Мой личный монстр (Селезнева) - страница 63

– Ты испугался? – спросила Олеся.

– Не знаю. Я не могу сказать, что это был испуг. Это было осознание какой-то другой реальности. Оно надвигалось на меня медленно и очень болезненно. Я понял, что я мог бы быть причастным к убийству. Я мог бы сидеть в тюрьме. Моя мать могла рассказывать про смерть знакомого совсем в другом ключе, хотя она навряд ли об этом говорила бы, скорее всего, просто бесконечно плакала.

– И что ты сделал? – спросил Олененок, снова поднимая на меня свой взгляд. Слушает, даже не торопит перейти к рассказу про убойный отдел. Действительно, чистая и очень сочувствующая девочка. И как только у кого-то хватает дерьма в голове, чтобы ее пугать и морально давить.

Я почувствовал, что мои мысли опять пошли не в то русло и вздохнул, потирая виски.

Олеся, почувствовав мою волну негатива, прижалась ко мне еще крепче.

– Ты меня задушишь, – улыбнулся я ей.

– Прости, – тут же слегка отстранилась девчонка.

Я тихо засмеялся и прижал ее обратно к себе.

– Что я сделал? Да ничего. Я просто начал думать. Своей головой, а не головой улицы. И у меня начали падать розовые очки. Постепенно, я начал видеть грязь и разрушительную силу преступности. Мне уже не нравилось третировать кого-то, мне не хотелось воровать и избивать. А став еще чуть старше, я принялся наоборот, защищать и оберегать многих во дворе. Начал зачистку, благо я был в хорошей физической форме, да и последователи у меня появились. К окончанию школы я точно понял, на какой стороне я хочу быть.

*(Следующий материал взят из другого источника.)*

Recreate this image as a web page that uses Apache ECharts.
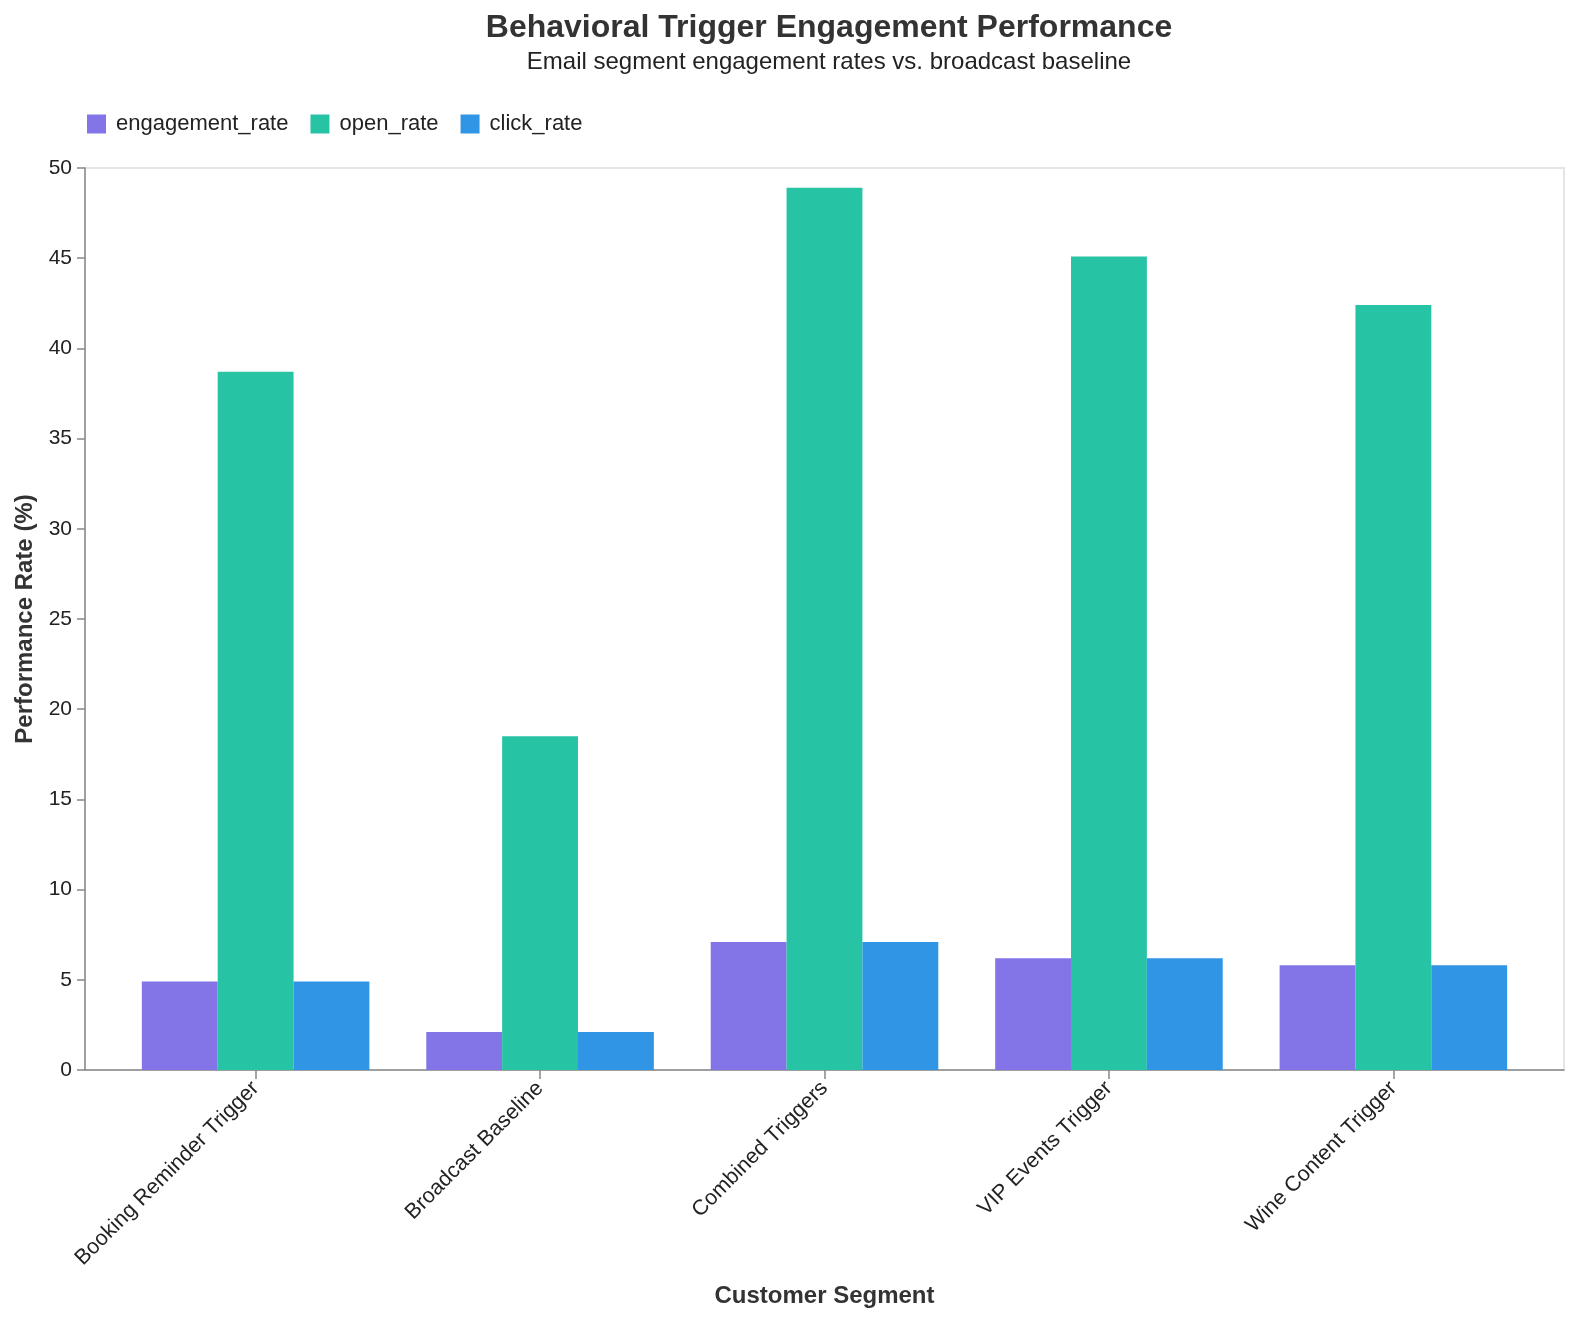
<!DOCTYPE html>
<html>
<head>
<meta charset="utf-8">
<title>Behavioral Trigger Engagement Performance</title>
<script src="https://cdn.jsdelivr.net/npm/echarts@6/dist/echarts.min.js"></script>
<style>
  html, body { margin: 0; padding: 0; background: #fff; }
  #main { width: 1574px; height: 1320px; }
</style>
</head>
<body>
<div id="main"></div>
<script>
// 数据
var segments = ['Booking Reminder Trigger', 'Broadcast Baseline', 'Combined Triggers', 'VIP Events Trigger', 'Wine Content Trigger'];
var engagementRate = [4.9, 2.1, 7.1, 6.2, 5.8];
var openRate = [38.7, 18.5, 48.9, 45.1, 42.4];
var clickRate = [4.9, 2.1, 7.1, 6.2, 5.8];
var yTicks = [0, 5, 10, 15, 20, 25, 30, 35, 40, 45, 50];

var FONT = "'Liberation Sans', Arial, sans-serif";
var chart = echarts.init(document.getElementById('main'));

var option = {
  backgroundColor: '#fff',
  color: ['#8375E8', '#26C3A5', '#3095E5'],
  textStyle: { fontFamily: FONT },
  title: {
    text: 'Behavioral Trigger Engagement Performance',
    subtext: 'Email segment engagement rates vs. broadcast baseline',
    left: 824,
    top: 7,
    textAlign: 'center',
    itemGap: 6,
    textStyle: { fontSize: 32, fontWeight: 'bold', color: '#333', fontFamily: FONT },
    subtextStyle: { fontSize: 24, color: '#222', fontFamily: FONT }
  },
  legend: {
    left: 82,
    top: 108,
    icon: 'rect',
    itemWidth: 19,
    itemHeight: 19,
    itemGap: 22,
    textStyle: { fontSize: 22, color: '#222', fontFamily: FONT, padding: [0, 0, 0, 5] },
    data: ['engagement_rate', 'open_rate', 'click_rate']
  },
  grid: [
    // 外框 + y轴
    { left: 85, right: 10, top: 168, bottom: 250, show: true, borderColor: '#ddd', borderWidth: 1.5, containLabel: false },
    // 柱子（带外边距）
    { left: 113.4, right: 38.4, top: 168, bottom: 250, containLabel: false }
  ],
  xAxis: [
    {
      gridIndex: 0, type: 'value', min: 0, max: 1,
      axisLine: { show: true, lineStyle: { color: '#888', width: 1.5 } },
      axisTick: { show: false }, axisLabel: { show: false }, splitLine: { show: false }
    },
    {
      gridIndex: 1, type: 'category', data: segments,
      axisLine: { show: false },
      axisTick: { show: true, alignWithLabel: true, length: 9, lineStyle: { color: '#888', width: 1.5 } },
      axisLabel: { rotate: 45, fontSize: 21.5, color: '#222', margin: 15, fontFamily: FONT },
      name: 'Customer Segment',
      nameLocation: 'middle',
      nameGap: 214,
      nameTextStyle: { fontSize: 24, fontWeight: 'bold', color: '#333', fontFamily: FONT }
    }
  ],
  yAxis: [
    {
      gridIndex: 0, type: 'value', min: 0, max: 50, interval: 5,
      axisLine: { show: true, lineStyle: { color: '#888', width: 1.5 } },
      axisTick: { show: true, length: 8, lineStyle: { color: '#888', width: 1.5 } },
      axisLabel: { fontSize: 21, color: '#222', margin: 13, fontFamily: FONT,
        formatter: function (v) { return yTicks.indexOf(v) >= 0 ? String(v) : ''; } },
      splitLine: { show: false },
      name: 'Performance Rate (%)',
      nameLocation: 'middle',
      nameGap: 48,
      nameTextStyle: { fontSize: 24, fontWeight: 'bold', color: '#333', fontFamily: FONT }
    },
    {
      gridIndex: 1, type: 'value', min: 0, max: 50, interval: 5, show: false
    }
  ],
  series: [
    {
      name: 'engagement_rate', type: 'bar', xAxisIndex: 1, yAxisIndex: 1,
      data: engagementRate, barGap: '0%', barCategoryGap: '20%'
    },
    {
      name: 'open_rate', type: 'bar', xAxisIndex: 1, yAxisIndex: 1,
      data: openRate, barGap: '0%', barCategoryGap: '20%'
    },
    {
      name: 'click_rate', type: 'bar', xAxisIndex: 1, yAxisIndex: 1,
      data: clickRate, barGap: '0%', barCategoryGap: '20%'
    }
  ]
};

chart.setOption(option);
</script>
</body>
</html>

– Ты пошел в убойный отдел?

– Ну, убойный отдел надо еще заслужить. Сначала учеба, потом полиция, был просто опером. Затем пошел вверх, перешел в убойный отдел и там-то понял всю мощь и силу закона.

Я замолчал, отвернувшись в окно. Олеся не торопила меня, понимая, что я подбираю слова и пытаюсь сдерживать эмоции.

– Знаешь, со временем начинаешь понимать, что нельзя делить мир на черное и белое. Нет добра и зла. До сих пор помню, как мы задерживали человека, готовящего террористический акт. В нем не было не толики раскаяния, но он постоянно просил, чтобы кто-нибудь забрал его кошку из квартиры, потому что за ней некому ухаживать. Ты бы видела его глаза – глаза отца переживающего за дите. Человек, желающий убить кучу других людей готов был отдать жизнь за свою кошку. Черт, это не выходит у меня из головы! Этот факт стирает в сознание т черту, когда ты приравниваешь людей к злым и плохим. Для общества да, для своего четвероногого друга – самый лучший. И наоборот, мы освобождали заложника, сына директора крупной фирмы. За него просили выкуп. Когда операция была выполнена, и мы передали по рации о том, что все в порядке, первая фраза «отца» была: «Мои деньги не пострадали?» Мы вели его сына, который сутки просидел под дулом пистолета, а он интересуется деньгами. Вот так стираются все стереотипы, вот так меняется мышление и сознание.